I would have been disappointed by this if it wasn’t for the fact that they have chosen such a strange and diverse line-up of replacement faces: Ralph Stanley, Emylou Harris and Mark Lanergan to be exact, though those names shouldn’t necessarily mean all that much to you. What might catch your eye though are the names of the tracks that they sing, among them the Velvet Underground’s White Light/White Heat and Captain Beefheart’s Sure ’nuff Yes I do.
The tracks, which have been plucked from multiple periods of our timeline, are all recorded in a style that suits the era even if their lyrics do not. Hearing Cave’s bass and Ellis’ bowstrings turned towards authentically bluegrass renditions, like the completely charming White Lightning / White Heat cover that eighty five year old folk singer Ralph Stanley turns in is a strange but memorable experience, one that suggests the film featuring them won’t be half as generic as its title.
All good film scores establish hooks, themes and rhythms that they then repeat to dramatic and emotional effect; this soundtrack though takes that idea to the next level with Cave and Ellis employing dueling covers alongside the dueling banjo’s. On the thirteen track album there are only seven different songs, the majority of the tracks repeated a second time in a different style with a different singer and one of them even appears a third time.

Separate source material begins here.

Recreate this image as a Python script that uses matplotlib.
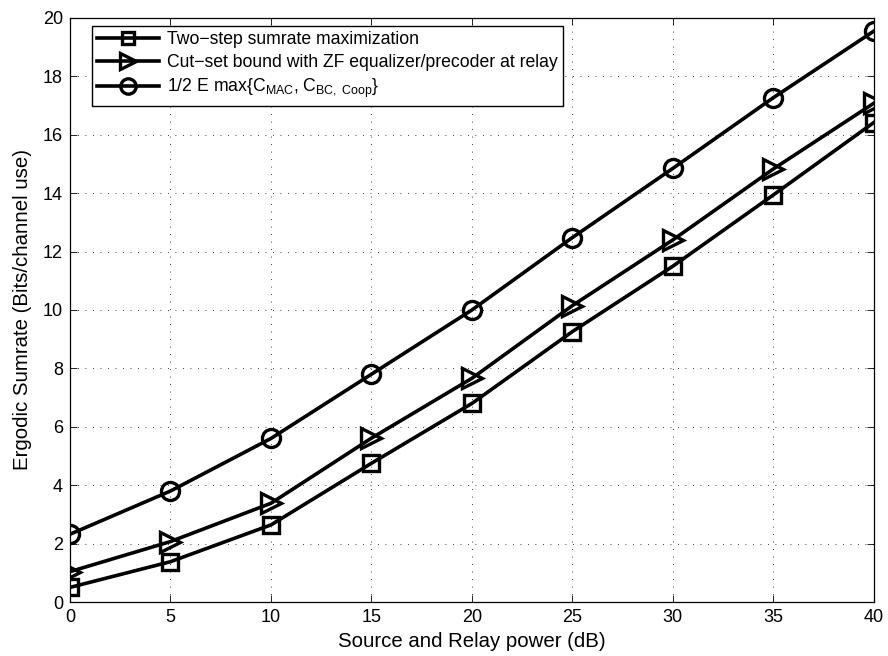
import matplotlib
matplotlib.use("Agg")
import matplotlib.pyplot as plt

plt.rcParams['font.family'] = ['Liberation Sans', 'DejaVu Sans']
plt.rcParams['mathtext.fontset'] = 'custom'
plt.rcParams['mathtext.rm'] = 'Liberation Sans'
plt.rcParams['mathtext.it'] = 'Liberation Sans'
plt.rcParams['mathtext.bf'] = 'Liberation Sans:bold'

power_db = [0, 5, 10, 15, 20, 25, 30, 35, 40]
two_step = [0.50, 1.38, 2.64, 4.75, 6.80, 9.26, 11.50, 13.94, 16.42]
cut_set = [1.04, 2.07, 3.38, 5.61, 7.66, 10.15, 12.40, 14.83, 17.08]
upper = [2.32, 3.80, 5.60, 7.80, 10.00, 12.48, 14.85, 17.27, 19.55]

labels = ['Two\u2212step sumrate maximization',
          'Cut\u2212set bound with ZF equalizer/precoder at relay',
          r'1/2 E max{C$_{\mathrm{MAC}}$, C$_{\mathrm{BC,\ Coop}}$}']
xticks = [0, 5, 10, 15, 20, 25, 30, 35, 40]
yticks = [0, 2, 4, 6, 8, 10, 12, 14, 16, 18, 20]

fig = plt.figure(figsize=(8.88, 6.56), dpi=100)
ax = fig.add_axes([0.0788, 0.0823, 0.9052, 0.8903])

common = dict(color='black', linewidth=2.6, markerfacecolor='none',
              markeredgecolor='black', markeredgewidth=2.4)
ax.plot(power_db, two_step, marker='s', markersize=11, label=labels[0], **common)
ax.plot(power_db, cut_set, marker='>', markersize=14, label=labels[1], **common)
ax.plot(power_db, upper, marker='o', markersize=13, label=labels[2], **common)

ax.set_xlim(0, 40)
ax.set_ylim(0, 20)
ax.set_xticks(xticks)
ax.set_yticks(yticks)
ax.tick_params(direction='in', top=True, right=True, labelsize=13, length=5, width=0.6, pad=5)
ax.grid(True, linestyle=(0, (1, 8)), color='black', linewidth=0.6)
for s in ax.spines.values():
    s.set_linewidth(0.9)

ax.set_xlabel('Source and Relay power (dB)', fontsize=14.7, labelpad=4)
ax.set_ylabel('Ergodic Sumrate (Bits/channel use)', fontsize=14.7, labelpad=8)

leg = ax.legend(loc='upper left', bbox_to_anchor=(0.027, 0.986), fontsize=12.7,
                frameon=True, fancybox=False, edgecolor='black', framealpha=1,
                borderpad=0.3, labelspacing=0.33, handlelength=3.5, handletextpad=0.45,
                borderaxespad=0.0, markerscale=0.85)
leg.get_frame().set_linewidth(1.0)

fig.savefig('out.png', dpi=100)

So White Heat is both a slow acapella as I mentioned before and a rowdy old-time anthem that would play well over any alcohol fueled montage. Interestingly Cave also says that he scripted the film with these songs in mind, the score recorded before shooting began; so that these changes in the songs tones, tenor and tempo will more than tenuously reflect the changes in the story, something that a song-based score can’t normally succeed at.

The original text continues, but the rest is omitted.